TREVOR HOLD has dragged
from oblivion some music
you will not know.
15. Berlioz's
Études for Piano
Berlioz's piano études are a middle-period work, originating from
his admiration for the transcendental studies of Liszt and Chopin and the
present of a new Broadwood Grand from an English admirer. But whereas both
Liszt and Chopin were virtuoso performers, Berlioz was an indifferent pianist,
a fact that should have deterred him from such an ambitious venture. The
resulting pieces are, to say the least, original: singular, perhaps: bizarre,
even. Nevertheless, they contain several technical innovations that even
Liszt hadn't thought of. Berlioz completed four-and-a-half out of a projected
set of six - he abandoned the fifth one halfway through - but they were
never published. They do, however, shed an interesting sidelight on this
amazingly original composer. Some of them have titles (here translated from
the original French) that may have autobiographical significance:
No. 1. 'After reading Shakespeare's The Tempest'. A study in 7ths.
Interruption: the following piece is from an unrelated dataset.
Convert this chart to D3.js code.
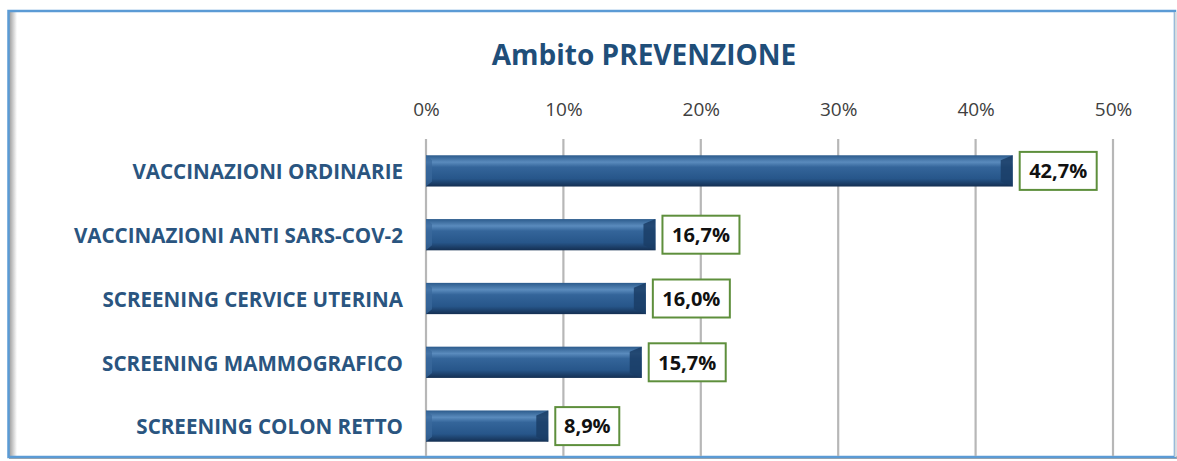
<!DOCTYPE html>
<html>
<head>
<meta charset="utf-8">
<script src="https://cdn.jsdelivr.net/npm/d3@7"></script>
<style>
  html, body { margin: 0; padding: 0; background: #fff; }
  svg { display: block; }
</style>
</head>
<body>
<div id="chart"></div>
<script>
// data
var categories = ["VACCINAZIONI ORDINARIE", "VACCINAZIONI ANTI SARS-COV-2", "SCREENING CERVICE UTERINA", "SCREENING MAMMOGRAFICO", "SCREENING COLON RETTO"];
var values = [42.7, 16.7, 16.0, 15.7, 8.9];
var tickValues = [0, 10, 20, 30, 40, 50];

var W = 1177, H = 461;
var svg = d3.select("#chart").append("svg").attr("width", W).attr("height", H);

var defs = svg.append("defs");
var grad = defs.append("linearGradient").attr("id", "barGrad")
  .attr("x1", 0).attr("y1", 0).attr("x2", 0).attr("y2", 1);
grad.append("stop").attr("offset", "0%").attr("stop-color", "#2c5b8c");
grad.append("stop").attr("offset", "22%").attr("stop-color", "#5a8bbd");
grad.append("stop").attr("offset", "38%").attr("stop-color", "#34659a");
grad.append("stop").attr("offset", "75%").attr("stop-color", "#27568a");
grad.append("stop").attr("offset", "100%").attr("stop-color", "#142f52");

var shadow = defs.append("linearGradient").attr("id", "leftShadow")
  .attr("x1", 0).attr("y1", 0).attr("x2", 1).attr("y2", 0);
shadow.append("stop").attr("offset", "0%").attr("stop-color", "#9a9a9a");
shadow.append("stop").attr("offset", "100%").attr("stop-color", "#ffffff");

// frame
svg.append("rect").attr("x", 9).attr("y", 12).attr("width", 8).attr("height", 446)
  .attr("fill", "url(#leftShadow)");
svg.append("line").attr("x1", 9).attr("x2", 1177).attr("y1", 457.5).attr("y2", 457.5)
  .attr("stroke", "#a6a6a6").attr("stroke-width", 3);
svg.append("rect").attr("x", 8.5).attr("y", 11).attr("width", 1166.5).attr("height", 446)
  .attr("fill", "none").attr("stroke", "#5b9bd5").attr("stroke-width", 2.5);
svg.append("line").attr("x1", 1175.5).attr("x2", 1175.5).attr("y1", 12).attr("y2", 457)
  .attr("stroke", "#d9d9d9").attr("stroke-width", 2);

// scales
var x = d3.scaleLinear().domain([0, 50]).range([426, 1113]);
var y = d3.scaleBand().domain(categories).range([139, 458]).paddingInner(0.51).paddingOuter(0.255);

// gridlines
svg.append("g").selectAll("line").data(tickValues).enter().append("line")
  .attr("x1", function(d) { return x(d); })
  .attr("x2", function(d) { return x(d); })
  .attr("y1", 139).attr("y2", 456)
  .attr("stroke", "#b7b7b7").attr("stroke-width", 2.2);

// top axis
var axis = d3.axisTop(x).tickValues(tickValues).tickSize(0).tickPadding(0)
  .tickFormat(function(d) { return d + "%"; });
var ax = svg.append("g").attr("transform", "translate(0,116)").call(axis);
ax.select(".domain").remove();
ax.selectAll("text").attr("font-family", "'Open Sans', sans-serif")
  .attr("font-size", 19).attr("fill", "#404040");

// title
svg.append("text").attr("x", 644).attr("y", 65).attr("text-anchor", "middle")
  .attr("font-family", "'Open Sans', sans-serif").attr("font-weight", "bold")
  .attr("font-size", 28).attr("fill", "#1f4e79").text("Ambito PREVENZIONE");

// category labels
svg.append("g").selectAll("text").data(categories).enter().append("text")
  .attr("x", 403)
  .attr("y", function(d) { return y(d) + y.bandwidth() / 2 + 1; })
  .attr("dy", "0.35em")
  .attr("text-anchor", "end")
  .attr("font-family", "'Open Sans', sans-serif").attr("font-weight", "bold")
  .attr("font-size", 20.6).attr("fill", "#2a5580")
  .text(function(d) { return d; });

// bars
var bars = svg.append("g").selectAll("g").data(values).enter().append("g");
bars.append("rect")
  .attr("x", x(0))
  .attr("y", function(d, i) { return y(categories[i]); })
  .attr("width", function(d) { return x(d) - x(0); })
  .attr("height", y.bandwidth())
  .attr("fill", "url(#barGrad)");
// bevel on right end
bars.append("path")
  .attr("d", function(d, i) {
    var x1 = x(d), y0 = y(categories[i]), h = y.bandwidth(), b = 12;
    return "M" + x1 + "," + y0 + "L" + (x1 - b) + "," + (y0 + 5) + "L" + (x1 - b) + "," + (y0 + h - 5) + "L" + x1 + "," + (y0 + h) + "Z";
  })
  .attr("fill", "#1a3d66").attr("opacity", 0.85);
// bevel on left end
bars.append("path")
  .attr("d", function(d, i) {
    var x0 = x(0), y0 = y(categories[i]), h = y.bandwidth(), b = 6;
    return "M" + x0 + "," + y0 + "L" + (x0 + b) + "," + (y0 + 5) + "L" + (x0 + b) + "," + (y0 + h - 5) + "L" + x0 + "," + (y0 + h) + "Z";
  })
  .attr("fill", "#3a6a9c").attr("opacity", 0.7);

// value labels
var fmt = function(v) { return v.toFixed(1).replace(".", ",") + "%"; };
var boxW = function(d) { return fmt(d).length > 4 ? 77 : 64; };
var lab = svg.append("g").selectAll("g").data(values).enter().append("g")
  .attr("transform", function(d, i) {
    return "translate(" + (x(d) + 7) + "," + (y(categories[i]) + y.bandwidth() / 2) + ")";
  });
lab.append("rect").attr("x", 0).attr("y", -19).attr("height", 38)
  .attr("width", boxW)
  .attr("fill", "#fff").attr("stroke", "#5e8f3c").attr("stroke-width", 2);
lab.append("text")
  .attr("x", function(d) { return boxW(d) / 2; })
  .attr("dy", "0.36em").attr("text-anchor", "middle")
  .attr("font-family", "'Open Sans', sans-serif").attr("font-weight", "bold")
  .attr("font-size", 20).attr("fill", "#111")
  .text(fmt);
</script>
</body>
</html>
Arpeggios of diminished 7ths rushing up and down the keyboard are the main
- indeed the only - motive in this bravura piece. (The instruction 'bouché-cuivré'
in the penultimate bar must be a mistake.)
No. 2. 'The Opium Dream'. A study in irregular rhythms. This is a lyrical
piece involving complex cross-rhythms. At one point, triplets and septuplets
in the l.h. are pitted against quintuplets and sextuplets in the r.h. An
innovative feature is that both pedals are to be held down throughout.
No. 3. The complicated title could be translated as 'for the little finger
of the left hand and the thumb of the right'. In a footnote, Berlioz orders
the pianist 'not to cheat'. Within these prohibitive technical limitations,
the performer is asked to make rapid scalic runs and, in one place, semiquaver
leaps, and the piece ends with a double glissando. There is no doubt that
in the right hands (or should it be, 'left finger and right thumb'?) this
could be a tour-de-force.
No. 4. 'Study for the hand stretch'. In this piece, the limitations of
Berlioz's piano playing are only too evident. The pianist is certainly 'stretched'
and at one point, is required to play a widely spaced 11-note chord. The
composer suggests that one of the middle notes could be taken by the nose
('sur le nez') but the acciaccatura that proceeds it would preclude this.
No. 5. 'Study for the crossed hands'. Only nine bars survive of this
étude, but it would seem that Berlioz was intending the pianist to
play with the arms crossed throughout.
As far as we know, these pieces were never performed in Berlioz's lifetime,
though Liszt did take the manuscript away and promise to 'try them over'.